DATE: August 12, 2009
Celebrating Emerging Library Leaders
LIBRARY LEADERSHIP MASSACHUSETTS CELEBRATES 37 EMERGING LEADERS
Thirty-seven emerging library leaders graduated in July from Library Leadership Massachusetts 2009 (LLMA). Participants were practitioners of library science or library advocates with fewer than ten years in their roles. Among the grads are academic, public, school and special library staff members, with and without MLIS degrees. A list of grads is available at: http://www.llma.org/participants.htm.
LLMA 2009 was held on the beautiful campus of Wheaton College in Norton, MA, and facilitated by Becky Schreiber and John Shannon, prominent national consultants. They addressed topics including the following:
- Knowing Yourself
- Assessing the Environment
- Standing in the Future
- Building Political Partnerships
- Embracing Change
- Building Confidence and Personal Power
Afterwards, one participant wrote: "I learned to move out of my comfort zone. Take risks...realize that the person is not the problem, it's often the process. [I'll try]...not to take feedback personally; it's an opportunity to grow."
LLMA ‘09 participants were the third graduating class of the institute. LLMA takes place on alternate years, with the next event planned for 2011. The Institute was federally funded in part by LSTA funds administered through the Massachusetts Board of Library Commissioners. It was implemented by the six MA Regional Library Systems with a coordinating committee of LLMA alumnae.

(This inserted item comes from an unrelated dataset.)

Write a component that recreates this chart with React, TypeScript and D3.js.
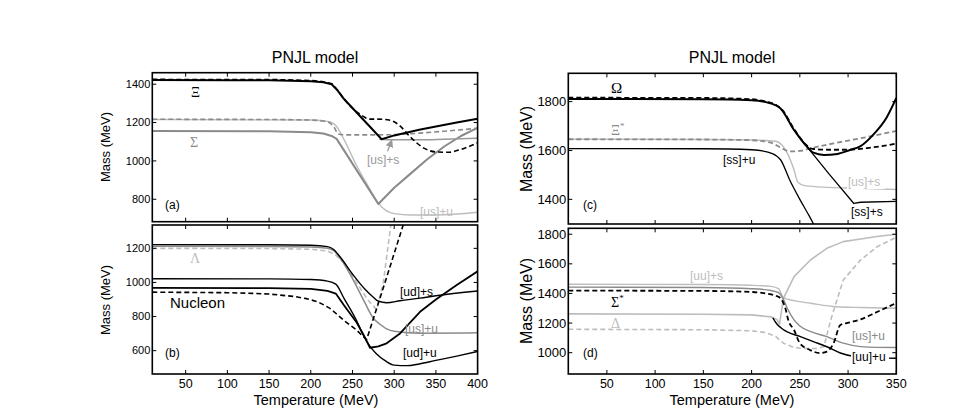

The Board of Library Commissioners (mass.gov/mblc) is the agency of state government with the statutory authority and responsibility to organize, develop, coordinate and improve library services throughout the Commonwealth. The Board advises municipalities and library trustees on the operation and maintenance of public libraries, including construction and renovation. It administers state and federal grant programs for libraries and promotes cooperation among all types of libraries through regional library systems and automated resource sharing. It also works to ensure that all residents of the Commonwealth, regardless of their geographic location, social or economic status, age, level of physical or intellectual ability or cultural background, have access to essential new electronic information technologies and significant electronic databases.